▶ Source excerpt
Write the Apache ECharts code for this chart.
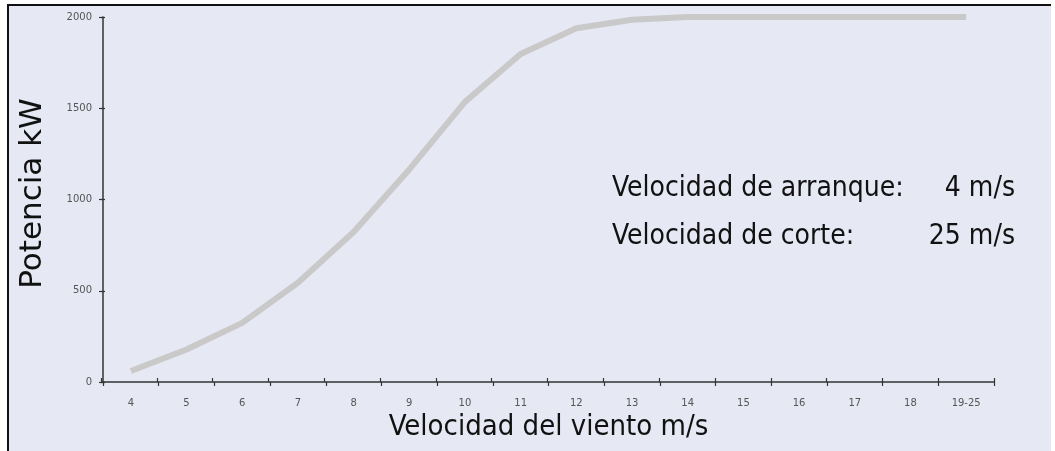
<!DOCTYPE html>
<html>
<head>
<meta charset="utf-8">
<script src="https://cdn.jsdelivr.net/npm/echarts@6/dist/echarts.min.js"></script>
<style>
  html, body { margin: 0; padding: 0; background: #fff; width: 1055px; height: 451px; overflow: hidden; }
  #c {
    position: absolute; left: 7px; top: 4px; width: 1042px; height: 445px;
    border-top: 2px solid #111; border-left: 2px solid #111;
    background: #E6E8F4;
  }
</style>
</head>
<body>
<div id="c"></div>
<script>
// curva de potencia: velocidad del viento (m/s) -> potencia (kW)
const categories = ['4', '5', '6', '7', '8', '9', '10', '11', '12', '13', '14', '15', '16', '17', '18', '19-25']
const potencia = [60, 178, 324, 544, 822, 1165, 1535, 1797, 1938, 1985, 2000, 2000, 2000, 2000, 2000, 2000]
const yTicks = [0, 500, 1000, 1500, 2000]
const notas = [
  ['Velocidad de arranque:', '4 m/s'],
  ['Velocidad de corte:', '25 m/s'],
]

const chart = echarts.init(document.getElementById('c'), null, { renderer: 'canvas' })

const GRID = { left: 92, top: 11, right: 57, bottom: 69 }
const AXIS_COLOR = '#333'
const FONT = '"DejaVu Sans", Verdana, sans-serif'
const FONT_COND = '"DejaVu Sans Condensed", "DejaVu Sans", sans-serif'

// ticks que cruzan el eje: segunda rejilla idéntica con ticks hacia dentro
const TICK = { length: 4, lineStyle: { color: AXIS_COLOR, width: 1.2 } }
const HIDDEN_LINE = { show: true, lineStyle: { color: 'rgba(0,0,0,0)', width: 0 } }
const baseX = (extra) => Object.assign({
  type: 'category',
  data: categories,
  boundaryGap: true,
  axisLine: { show: true, lineStyle: { color: AXIS_COLOR, width: 1.5 } },
  axisTick: Object.assign({ show: true }, TICK),
}, extra)
const baseY = (extra) => Object.assign({
  type: 'value',
  min: yTicks[0],
  max: yTicks[yTicks.length - 1],
  interval: 500,
  splitLine: { show: false },
  axisLine: { show: true, onZero: false, lineStyle: { color: AXIS_COLOR, width: 1.5 } },
  axisTick: Object.assign({ show: true }, TICK),
}, extra)

chart.setOption({
  animation: false,
  backgroundColor: 'transparent',
  grid: [GRID, GRID],
  xAxis: [
    baseX({
      gridIndex: 0,
      name: 'Velocidad del viento m/s',
      nameLocation: 'middle',
      nameGap: 27,
      nameTextStyle: { fontFamily: FONT_COND, fontSize: 29, color: '#111' },
      axisLabel: { margin: 16, fontSize: 10, color: '#555', fontFamily: FONT },
    }),
    baseX({
      gridIndex: 1,
      axisLine: HIDDEN_LINE,
      axisTick: Object.assign({ show: true, inside: true }, TICK),
      axisLabel: { show: false },
    }),
  ],
  yAxis: [
    baseY({
      gridIndex: 0,
      name: 'Potencia kW',
      nameLocation: 'middle',
      nameGap: 55,
      nameTextStyle: { fontFamily: FONT, fontSize: 31, color: '#111', padding: [0, 0, 0, 12] },
      axisLabel: {
        margin: 11, fontSize: 10, color: '#555', fontFamily: FONT,
        formatter: (v) => String(v),
      },
    }),
    baseY({
      gridIndex: 1,
      axisLine: HIDDEN_LINE,
      axisTick: Object.assign({ show: true, inside: true }, TICK),
      axisLabel: { show: false },
    }),
  ],
  series: [{
    type: 'line',
    xAxisIndex: 0,
    yAxisIndex: 0,
    data: potencia,
    showSymbol: false,
    lineStyle: { color: '#C9C9C9', width: 6 },
    z: 3,
  }],
  graphic: notas.flatMap((n, i) => [
    {
      type: 'text', left: 603, top: 169 + i * 48,
      style: { text: n[0], font: '28px ' + FONT_COND, fill: '#111' },
    },
    {
      type: 'text', right: 36, top: 169 + i * 48,
      style: { text: n[1], font: '28px ' + FONT_COND, fill: '#111' },
    },
  ]),
})
</script>
</body>
</html>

▶ Exercise description
Every line of text is to be repeated exactly; pictures are left out.

▶ Written reply
Write the Apache ECharts code for this chart.
<!DOCTYPE html>
<html>
<head>
<meta charset="utf-8">
<script src="https://cdn.jsdelivr.net/npm/echarts@6/dist/echarts.min.js"></script>
<style>
  html, body { margin: 0; padding: 0; background: #fff; width: 1055px; height: 451px; overflow: hidden; }
  #c {
    position: absolute; left: 7px; top: 4px; width: 1042px; height: 445px;
    border-top: 2px solid #111; border-left: 2px solid #111;
    background: #E6E8F4;
  }
</style>
</head>
<body>
<div id="c"></div>
<script>
// curva de potencia: velocidad del viento (m/s) -> potencia (kW)
const categories = ['4', '5', '6', '7', '8', '9', '10', '11', '12', '13', '14', '15', '16', '17', '18', '19-25']
const potencia = [60, 178, 324, 544, 822, 1165, 1535, 1797, 1938, 1985, 2000, 2000, 2000, 2000, 2000, 2000]
const yTicks = [0, 500, 1000, 1500, 2000]
const notas = [
  ['Velocidad de arranque:', '4 m/s'],
  ['Velocidad de corte:', '25 m/s'],
]

const chart = echarts.init(document.getElementById('c'), null, { renderer: 'canvas' })

const GRID = { left: 92, top: 11, right: 57, bottom: 69 }
const AXIS_COLOR = '#333'
const FONT = '"DejaVu Sans", Verdana, sans-serif'
const FONT_COND = '"DejaVu Sans Condensed", "DejaVu Sans", sans-serif'

// ticks que cruzan el eje: segunda rejilla idéntica con ticks hacia dentro
const TICK = { length: 4, lineStyle: { color: AXIS_COLOR, width: 1.2 } }
const HIDDEN_LINE = { show: true, lineStyle: { color: 'rgba(0,0,0,0)', width: 0 } }
const baseX = (extra) => Object.assign({
  type: 'category',
  data: categories,
  boundaryGap: true,
  axisLine: { show: true, lineStyle: { color: AXIS_COLOR, width: 1.5 } },
  axisTick: Object.assign({ show: true }, TICK),
}, extra)
const baseY = (extra) => Object.assign({
  type: 'value',
  min: yTicks[0],
  max: yTicks[yTicks.length - 1],
  interval: 500,
  splitLine: { show: false },
  axisLine: { show: true, onZero: false, lineStyle: { color: AXIS_COLOR, width: 1.5 } },
  axisTick: Object.assign({ show: true }, TICK),
}, extra)

chart.setOption({
  animation: false,
  backgroundColor: 'transparent',
  grid: [GRID, GRID],
  xAxis: [
    baseX({
      gridIndex: 0,
      name: 'Velocidad del viento m/s',
      nameLocation: 'middle',
      nameGap: 27,
      nameTextStyle: { fontFamily: FONT_COND, fontSize: 29, color: '#111' },
      axisLabel: { margin: 16, fontSize: 10, color: '#555', fontFamily: FONT },
    }),
    baseX({
      gridIndex: 1,
      axisLine: HIDDEN_LINE,
      axisTick: Object.assign({ show: true, inside: true }, TICK),
      axisLabel: { show: false },
    }),
  ],
  yAxis: [
    baseY({
      gridIndex: 0,
      name: 'Potencia kW',
      nameLocation: 'middle',
      nameGap: 55,
      nameTextStyle: { fontFamily: FONT, fontSize: 31, color: '#111', padding: [0, 0, 0, 12] },
      axisLabel: {
        margin: 11, fontSize: 10, color: '#555', fontFamily: FONT,
        formatter: (v) => String(v),
      },
    }),
    baseY({
      gridIndex: 1,
      axisLine: HIDDEN_LINE,
      axisTick: Object.assign({ show: true, inside: true }, TICK),
      axisLabel: { show: false },
    }),
  ],
  series: [{
    type: 'line',
    xAxisIndex: 0,
    yAxisIndex: 0,
    data: potencia,
    showSymbol: false,
    lineStyle: { color: '#C9C9C9', width: 6 },
    z: 3,
  }],
  graphic: notas.flatMap((n, i) => [
    {
      type: 'text', left: 603, top: 169 + i * 48,
      style: { text: n[0], font: '28px ' + FONT_COND, fill: '#111' },
    },
    {
      type: 'text', right: 36, top: 169 + i * 48,
      style: { text: n[1], font: '28px ' + FONT_COND, fill: '#111' },
    },
  ]),
})
</script>
</body>
</html>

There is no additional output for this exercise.